The principles on an application under section 4 have been developed in a number of cases and were encapsulated by Black LJ in Berger v Berger EWCA Civ 1305 at  where she said:
“Section 4 does not give any guidance as to how the court should approach an application for permission but there is no dispute between the parties as to the judge’s formulation of the correct approach to such an application. He distilled what he called “the following propositions” from Re Salmon  Ch 167 and Re Dennis  2 All ER 140:
“(1) The court’s discretion is unfettered but must be exercised judicially in accordance with what is right and proper.
(2) The onus is on the Applicant to show sufficient grounds for the granting of permission to apply out of time.
(3) The court must consider whether the Applicant has acted promptly and the circumstances in which she applied for an extension of time after the expiry of the time limit.
(4) Were negotiations begun within the time limit?
(5) Has the estate been distributed before the claim was notified to the Defendants?
(6) Would dismissal of the claim leave the Applicant without recourse to other remedies?

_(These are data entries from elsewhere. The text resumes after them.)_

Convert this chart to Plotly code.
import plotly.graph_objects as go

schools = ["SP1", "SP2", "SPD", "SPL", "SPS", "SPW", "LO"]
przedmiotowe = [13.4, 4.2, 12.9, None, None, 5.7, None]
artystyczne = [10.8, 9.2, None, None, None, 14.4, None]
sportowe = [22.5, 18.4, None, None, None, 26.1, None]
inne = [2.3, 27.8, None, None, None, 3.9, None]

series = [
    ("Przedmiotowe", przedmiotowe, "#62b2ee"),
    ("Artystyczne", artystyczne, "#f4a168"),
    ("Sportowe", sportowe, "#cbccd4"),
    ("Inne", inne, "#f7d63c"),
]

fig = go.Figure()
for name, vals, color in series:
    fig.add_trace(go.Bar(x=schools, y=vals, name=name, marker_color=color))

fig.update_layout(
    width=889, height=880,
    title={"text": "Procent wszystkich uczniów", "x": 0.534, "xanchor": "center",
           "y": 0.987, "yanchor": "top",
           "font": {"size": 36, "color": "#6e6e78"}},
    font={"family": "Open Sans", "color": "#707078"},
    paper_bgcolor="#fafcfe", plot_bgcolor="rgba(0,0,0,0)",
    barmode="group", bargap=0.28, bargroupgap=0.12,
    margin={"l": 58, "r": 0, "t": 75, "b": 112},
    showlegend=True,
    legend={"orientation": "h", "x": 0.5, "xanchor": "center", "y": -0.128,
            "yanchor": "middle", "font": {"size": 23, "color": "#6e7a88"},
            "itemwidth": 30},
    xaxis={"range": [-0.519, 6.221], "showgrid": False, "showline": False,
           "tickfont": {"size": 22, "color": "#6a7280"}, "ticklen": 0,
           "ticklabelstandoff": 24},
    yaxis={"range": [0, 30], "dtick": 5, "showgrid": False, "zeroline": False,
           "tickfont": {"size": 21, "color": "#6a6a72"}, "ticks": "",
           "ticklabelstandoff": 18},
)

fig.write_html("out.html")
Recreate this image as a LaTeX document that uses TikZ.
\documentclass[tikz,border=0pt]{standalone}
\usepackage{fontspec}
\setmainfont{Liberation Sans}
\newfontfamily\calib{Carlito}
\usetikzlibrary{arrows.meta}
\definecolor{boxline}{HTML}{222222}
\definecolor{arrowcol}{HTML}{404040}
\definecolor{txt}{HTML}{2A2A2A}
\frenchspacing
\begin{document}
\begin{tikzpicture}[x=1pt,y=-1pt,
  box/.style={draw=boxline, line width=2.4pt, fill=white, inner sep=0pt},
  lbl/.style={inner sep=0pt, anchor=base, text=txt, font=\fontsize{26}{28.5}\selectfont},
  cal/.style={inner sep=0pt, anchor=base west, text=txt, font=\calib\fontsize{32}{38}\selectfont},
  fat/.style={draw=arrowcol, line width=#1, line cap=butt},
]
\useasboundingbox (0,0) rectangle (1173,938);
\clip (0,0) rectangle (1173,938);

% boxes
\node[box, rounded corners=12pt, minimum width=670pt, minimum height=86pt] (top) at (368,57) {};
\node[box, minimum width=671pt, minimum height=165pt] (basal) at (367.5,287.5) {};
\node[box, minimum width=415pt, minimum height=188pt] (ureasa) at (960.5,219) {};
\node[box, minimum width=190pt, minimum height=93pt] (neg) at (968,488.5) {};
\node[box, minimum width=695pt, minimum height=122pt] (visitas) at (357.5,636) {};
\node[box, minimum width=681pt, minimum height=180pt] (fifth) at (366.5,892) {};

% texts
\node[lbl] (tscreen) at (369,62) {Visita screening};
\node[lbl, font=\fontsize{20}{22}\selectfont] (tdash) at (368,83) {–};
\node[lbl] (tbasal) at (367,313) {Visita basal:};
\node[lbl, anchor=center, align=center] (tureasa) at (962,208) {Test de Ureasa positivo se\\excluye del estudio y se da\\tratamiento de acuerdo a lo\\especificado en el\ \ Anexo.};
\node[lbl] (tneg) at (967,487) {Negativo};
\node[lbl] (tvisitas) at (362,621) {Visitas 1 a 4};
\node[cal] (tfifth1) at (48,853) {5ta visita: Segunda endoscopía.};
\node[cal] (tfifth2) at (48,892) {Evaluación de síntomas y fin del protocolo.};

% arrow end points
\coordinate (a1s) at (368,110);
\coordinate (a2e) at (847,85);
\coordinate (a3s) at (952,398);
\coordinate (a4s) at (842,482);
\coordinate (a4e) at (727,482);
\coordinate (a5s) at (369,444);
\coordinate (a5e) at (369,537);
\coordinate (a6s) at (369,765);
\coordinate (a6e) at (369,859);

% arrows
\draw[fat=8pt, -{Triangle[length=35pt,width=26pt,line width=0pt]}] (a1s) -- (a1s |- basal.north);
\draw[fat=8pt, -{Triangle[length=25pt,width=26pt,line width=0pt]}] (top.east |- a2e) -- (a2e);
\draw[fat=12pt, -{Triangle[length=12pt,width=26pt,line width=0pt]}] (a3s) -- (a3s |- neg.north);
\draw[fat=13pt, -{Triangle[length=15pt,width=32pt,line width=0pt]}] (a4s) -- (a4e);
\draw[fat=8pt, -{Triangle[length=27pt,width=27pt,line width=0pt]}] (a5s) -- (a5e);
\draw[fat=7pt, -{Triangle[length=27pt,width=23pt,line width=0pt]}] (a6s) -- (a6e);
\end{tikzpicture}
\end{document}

(7) Looking at the position as it is now, has the Applicant an arguable case under the Inheritance Act if I allowed the application to proceed?”
Of course, the discretion is not “unfettered”. The list above contains a number of highly prescriptive, fettering, factors which when applied will drive the exercise of the power. In fact, I doubt whether the exercise is correctly to be framed as one of “discretion” at all. Fundamentally, the court must be satisfied that the claimant has shown (a) good reasons justifying the delay and (b) that she has a claim of sufficient merit to be allowed to proceed to trial. This is not an exercise of discretion but is, rather, the making of a qualitative decision or a value judgment. The difference was pithily pointed out by Lord Clarke in Abela & Ors v. Baadarani  UKSC 44,  1 WLR 2043 at :
“Orders under rule 6.15(1) and, by implication, also rule 6.15(2) can be made only if there is a “good reason” to do so. The question, therefore, is whether there was a good reason to order that the steps taken on 22 October 2009 in Beirut to bring the claim form to the attention of the respondent constituted good service of the claim form upon him. The judge held that there was. In doing so, he was not exercising a discretion but was reaching a value judgment based on the evaluation of a number of different factors.”
THE EXERCISE OF THE COURT’S POWER ON THE FACTS OF THIS CASE
The judge held that the discretion to extend time would not be exercised on the facts of this case.
In my judgment there are no good reasons justifying the delay for that aggregate period of 13 months. The period of delay is very substantial: more than twice the period allowed by Parliament for making a claim. In my judgment, absent highly exceptional factors, in the modern era of civil ligation the limit of excusable delay should be measured in weeks, or, at most, a few months.
I have explained above that I do not consider that I am exercising a discretion. I have weighed the relevant factors and formed a value judgment, or qualitative decision, as to whether the claimant has satisfied both limbs of the test which I have identified in para 6 above. In my judgment she satisfies neither and for the reasons I have given her application is dismissed.